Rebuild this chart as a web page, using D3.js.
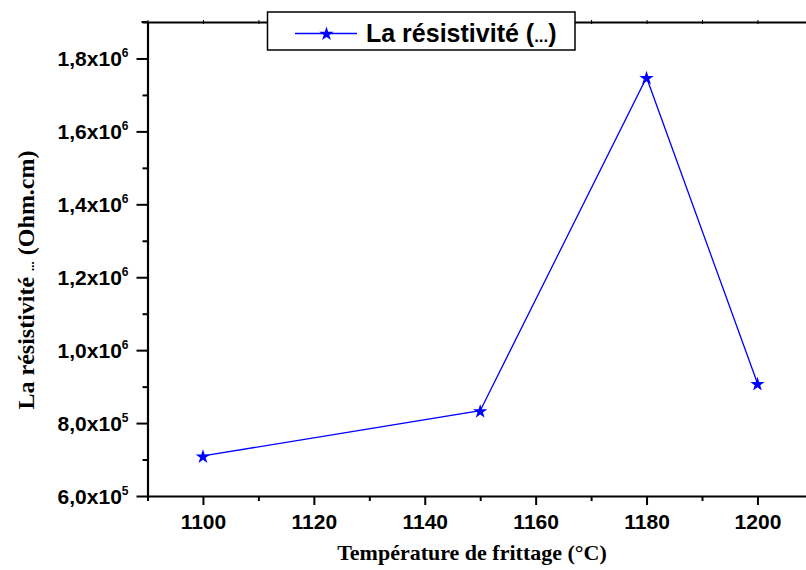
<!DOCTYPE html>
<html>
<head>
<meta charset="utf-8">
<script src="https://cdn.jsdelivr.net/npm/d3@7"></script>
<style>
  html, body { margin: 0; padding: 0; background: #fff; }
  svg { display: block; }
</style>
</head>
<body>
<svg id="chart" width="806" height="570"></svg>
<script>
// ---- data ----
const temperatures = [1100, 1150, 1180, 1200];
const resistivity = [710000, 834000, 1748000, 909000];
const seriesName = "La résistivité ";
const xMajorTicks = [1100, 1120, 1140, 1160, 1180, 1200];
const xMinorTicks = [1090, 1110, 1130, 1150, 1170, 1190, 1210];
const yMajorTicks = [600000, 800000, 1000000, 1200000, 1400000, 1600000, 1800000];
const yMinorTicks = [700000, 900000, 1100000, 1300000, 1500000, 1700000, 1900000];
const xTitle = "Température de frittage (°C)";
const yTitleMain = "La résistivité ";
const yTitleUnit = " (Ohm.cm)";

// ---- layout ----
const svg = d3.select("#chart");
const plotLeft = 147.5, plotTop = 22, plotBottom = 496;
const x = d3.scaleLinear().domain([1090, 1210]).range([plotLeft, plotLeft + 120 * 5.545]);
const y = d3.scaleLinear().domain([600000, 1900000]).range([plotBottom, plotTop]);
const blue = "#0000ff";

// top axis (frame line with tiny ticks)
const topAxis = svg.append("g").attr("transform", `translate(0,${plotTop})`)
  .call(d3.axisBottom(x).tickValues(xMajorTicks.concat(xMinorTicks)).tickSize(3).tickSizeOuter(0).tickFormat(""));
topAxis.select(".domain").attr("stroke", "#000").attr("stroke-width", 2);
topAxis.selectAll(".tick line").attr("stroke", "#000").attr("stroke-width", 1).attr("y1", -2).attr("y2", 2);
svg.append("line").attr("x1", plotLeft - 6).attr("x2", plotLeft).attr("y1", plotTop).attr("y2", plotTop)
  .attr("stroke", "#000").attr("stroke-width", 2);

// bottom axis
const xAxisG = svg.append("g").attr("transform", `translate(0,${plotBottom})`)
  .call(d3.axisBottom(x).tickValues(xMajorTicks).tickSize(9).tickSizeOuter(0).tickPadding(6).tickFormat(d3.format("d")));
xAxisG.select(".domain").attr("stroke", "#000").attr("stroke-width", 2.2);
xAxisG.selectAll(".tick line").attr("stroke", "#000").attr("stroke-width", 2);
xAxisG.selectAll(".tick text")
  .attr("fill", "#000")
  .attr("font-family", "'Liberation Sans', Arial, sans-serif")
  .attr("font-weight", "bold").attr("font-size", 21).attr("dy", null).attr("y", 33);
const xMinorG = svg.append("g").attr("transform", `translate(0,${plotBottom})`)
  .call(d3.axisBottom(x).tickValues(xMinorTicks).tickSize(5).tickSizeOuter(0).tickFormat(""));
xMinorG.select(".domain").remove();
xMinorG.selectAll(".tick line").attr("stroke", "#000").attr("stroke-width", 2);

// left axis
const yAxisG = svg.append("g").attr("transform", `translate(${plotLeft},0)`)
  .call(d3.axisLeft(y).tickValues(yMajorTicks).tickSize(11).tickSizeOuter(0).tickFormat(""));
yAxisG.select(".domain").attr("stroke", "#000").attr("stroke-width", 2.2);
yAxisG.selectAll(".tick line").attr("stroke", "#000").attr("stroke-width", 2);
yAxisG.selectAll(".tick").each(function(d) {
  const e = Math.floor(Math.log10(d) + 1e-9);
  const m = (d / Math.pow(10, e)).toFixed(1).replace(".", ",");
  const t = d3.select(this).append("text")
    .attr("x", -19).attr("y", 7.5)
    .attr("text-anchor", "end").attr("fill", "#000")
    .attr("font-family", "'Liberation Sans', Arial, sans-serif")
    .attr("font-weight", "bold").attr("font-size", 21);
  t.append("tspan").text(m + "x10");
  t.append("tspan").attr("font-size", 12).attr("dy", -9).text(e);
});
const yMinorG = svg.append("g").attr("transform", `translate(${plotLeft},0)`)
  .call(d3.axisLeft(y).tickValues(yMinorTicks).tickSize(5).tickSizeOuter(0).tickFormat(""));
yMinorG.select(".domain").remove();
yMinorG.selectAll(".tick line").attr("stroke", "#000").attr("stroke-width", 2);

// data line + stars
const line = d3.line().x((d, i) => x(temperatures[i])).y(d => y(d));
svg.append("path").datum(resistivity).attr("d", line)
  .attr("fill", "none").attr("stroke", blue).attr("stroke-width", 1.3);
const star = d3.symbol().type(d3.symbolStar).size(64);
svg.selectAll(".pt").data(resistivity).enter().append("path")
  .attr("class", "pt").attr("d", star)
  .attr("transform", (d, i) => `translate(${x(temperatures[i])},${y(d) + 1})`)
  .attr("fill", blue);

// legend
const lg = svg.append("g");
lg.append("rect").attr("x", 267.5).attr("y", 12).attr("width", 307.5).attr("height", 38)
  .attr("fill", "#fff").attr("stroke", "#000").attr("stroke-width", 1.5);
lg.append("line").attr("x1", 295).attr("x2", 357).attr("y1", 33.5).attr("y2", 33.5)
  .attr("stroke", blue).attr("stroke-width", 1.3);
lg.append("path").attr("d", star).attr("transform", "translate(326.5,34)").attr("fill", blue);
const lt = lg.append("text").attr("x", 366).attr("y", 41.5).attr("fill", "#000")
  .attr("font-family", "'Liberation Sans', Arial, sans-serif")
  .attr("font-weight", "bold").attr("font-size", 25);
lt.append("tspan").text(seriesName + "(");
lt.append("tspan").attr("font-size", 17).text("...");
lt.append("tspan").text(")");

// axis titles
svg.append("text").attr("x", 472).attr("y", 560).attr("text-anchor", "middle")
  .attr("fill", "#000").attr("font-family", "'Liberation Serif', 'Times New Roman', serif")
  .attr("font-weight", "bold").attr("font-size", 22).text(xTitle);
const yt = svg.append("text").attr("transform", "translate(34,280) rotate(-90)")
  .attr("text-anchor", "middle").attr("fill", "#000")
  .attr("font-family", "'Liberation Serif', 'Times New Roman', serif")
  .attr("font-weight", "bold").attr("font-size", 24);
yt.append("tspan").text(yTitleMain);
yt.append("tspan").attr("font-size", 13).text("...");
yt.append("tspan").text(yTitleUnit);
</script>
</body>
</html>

PROBLEM =>
Exclude the pictures, and transcribe all of the material exactly.

EXERCISE ANSWER =>
Rebuild this chart as a web page, using D3.js.
<!DOCTYPE html>
<html>
<head>
<meta charset="utf-8">
<script src="https://cdn.jsdelivr.net/npm/d3@7"></script>
<style>
  html, body { margin: 0; padding: 0; background: #fff; }
  svg { display: block; }
</style>
</head>
<body>
<svg id="chart" width="806" height="570"></svg>
<script>
// ---- data ----
const temperatures = [1100, 1150, 1180, 1200];
const resistivity = [710000, 834000, 1748000, 909000];
const seriesName = "La résistivité ";
const xMajorTicks = [1100, 1120, 1140, 1160, 1180, 1200];
const xMinorTicks = [1090, 1110, 1130, 1150, 1170, 1190, 1210];
const yMajorTicks = [600000, 800000, 1000000, 1200000, 1400000, 1600000, 1800000];
const yMinorTicks = [700000, 900000, 1100000, 1300000, 1500000, 1700000, 1900000];
const xTitle = "Température de frittage (°C)";
const yTitleMain = "La résistivité ";
const yTitleUnit = " (Ohm.cm)";

// ---- layout ----
const svg = d3.select("#chart");
const plotLeft = 147.5, plotTop = 22, plotBottom = 496;
const x = d3.scaleLinear().domain([1090, 1210]).range([plotLeft, plotLeft + 120 * 5.545]);
const y = d3.scaleLinear().domain([600000, 1900000]).range([plotBottom, plotTop]);
const blue = "#0000ff";

// top axis (frame line with tiny ticks)
const topAxis = svg.append("g").attr("transform", `translate(0,${plotTop})`)
  .call(d3.axisBottom(x).tickValues(xMajorTicks.concat(xMinorTicks)).tickSize(3).tickSizeOuter(0).tickFormat(""));
topAxis.select(".domain").attr("stroke", "#000").attr("stroke-width", 2);
topAxis.selectAll(".tick line").attr("stroke", "#000").attr("stroke-width", 1).attr("y1", -2).attr("y2", 2);
svg.append("line").attr("x1", plotLeft - 6).attr("x2", plotLeft).attr("y1", plotTop).attr("y2", plotTop)
  .attr("stroke", "#000").attr("stroke-width", 2);

// bottom axis
const xAxisG = svg.append("g").attr("transform", `translate(0,${plotBottom})`)
  .call(d3.axisBottom(x).tickValues(xMajorTicks).tickSize(9).tickSizeOuter(0).tickPadding(6).tickFormat(d3.format("d")));
xAxisG.select(".domain").attr("stroke", "#000").attr("stroke-width", 2.2);
xAxisG.selectAll(".tick line").attr("stroke", "#000").attr("stroke-width", 2);
xAxisG.selectAll(".tick text")
  .attr("fill", "#000")
  .attr("font-family", "'Liberation Sans', Arial, sans-serif")
  .attr("font-weight", "bold").attr("font-size", 21).attr("dy", null).attr("y", 33);
const xMinorG = svg.append("g").attr("transform", `translate(0,${plotBottom})`)
  .call(d3.axisBottom(x).tickValues(xMinorTicks).tickSize(5).tickSizeOuter(0).tickFormat(""));
xMinorG.select(".domain").remove();
xMinorG.selectAll(".tick line").attr("stroke", "#000").attr("stroke-width", 2);

// left axis
const yAxisG = svg.append("g").attr("transform", `translate(${plotLeft},0)`)
  .call(d3.axisLeft(y).tickValues(yMajorTicks).tickSize(11).tickSizeOuter(0).tickFormat(""));
yAxisG.select(".domain").attr("stroke", "#000").attr("stroke-width", 2.2);
yAxisG.selectAll(".tick line").attr("stroke", "#000").attr("stroke-width", 2);
yAxisG.selectAll(".tick").each(function(d) {
  const e = Math.floor(Math.log10(d) + 1e-9);
  const m = (d / Math.pow(10, e)).toFixed(1).replace(".", ",");
  const t = d3.select(this).append("text")
    .attr("x", -19).attr("y", 7.5)
    .attr("text-anchor", "end").attr("fill", "#000")
    .attr("font-family", "'Liberation Sans', Arial, sans-serif")
    .attr("font-weight", "bold").attr("font-size", 21);
  t.append("tspan").text(m + "x10");
  t.append("tspan").attr("font-size", 12).attr("dy", -9).text(e);
});
const yMinorG = svg.append("g").attr("transform", `translate(${plotLeft},0)`)
  .call(d3.axisLeft(y).tickValues(yMinorTicks).tickSize(5).tickSizeOuter(0).tickFormat(""));
yMinorG.select(".domain").remove();
yMinorG.selectAll(".tick line").attr("stroke", "#000").attr("stroke-width", 2);

// data line + stars
const line = d3.line().x((d, i) => x(temperatures[i])).y(d => y(d));
svg.append("path").datum(resistivity).attr("d", line)
  .attr("fill", "none").attr("stroke", blue).attr("stroke-width", 1.3);
const star = d3.symbol().type(d3.symbolStar).size(64);
svg.selectAll(".pt").data(resistivity).enter().append("path")
  .attr("class", "pt").attr("d", star)
  .attr("transform", (d, i) => `translate(${x(temperatures[i])},${y(d) + 1})`)
  .attr("fill", blue);

// legend
const lg = svg.append("g");
lg.append("rect").attr("x", 267.5).attr("y", 12).attr("width", 307.5).attr("height", 38)
  .attr("fill", "#fff").attr("stroke", "#000").attr("stroke-width", 1.5);
lg.append("line").attr("x1", 295).attr("x2", 357).attr("y1", 33.5).attr("y2", 33.5)
  .attr("stroke", blue).attr("stroke-width", 1.3);
lg.append("path").attr("d", star).attr("transform", "translate(326.5,34)").attr("fill", blue);
const lt = lg.append("text").attr("x", 366).attr("y", 41.5).attr("fill", "#000")
  .attr("font-family", "'Liberation Sans', Arial, sans-serif")
  .attr("font-weight", "bold").attr("font-size", 25);
lt.append("tspan").text(seriesName + "(");
lt.append("tspan").attr("font-size", 17).text("...");
lt.append("tspan").text(")");

// axis titles
svg.append("text").attr("x", 472).attr("y", 560).attr("text-anchor", "middle")
  .attr("fill", "#000").attr("font-family", "'Liberation Serif', 'Times New Roman', serif")
  .attr("font-weight", "bold").attr("font-size", 22).text(xTitle);
const yt = svg.append("text").attr("transform", "translate(34,280) rotate(-90)")
  .attr("text-anchor", "middle").attr("fill", "#000")
  .attr("font-family", "'Liberation Serif', 'Times New Roman', serif")
  .attr("font-weight", "bold").attr("font-size", 24);
yt.append("tspan").text(yTitleMain);
yt.append("tspan").attr("font-size", 13).text("...");
yt.append("tspan").text(yTitleUnit);
</script>
</body>
</html>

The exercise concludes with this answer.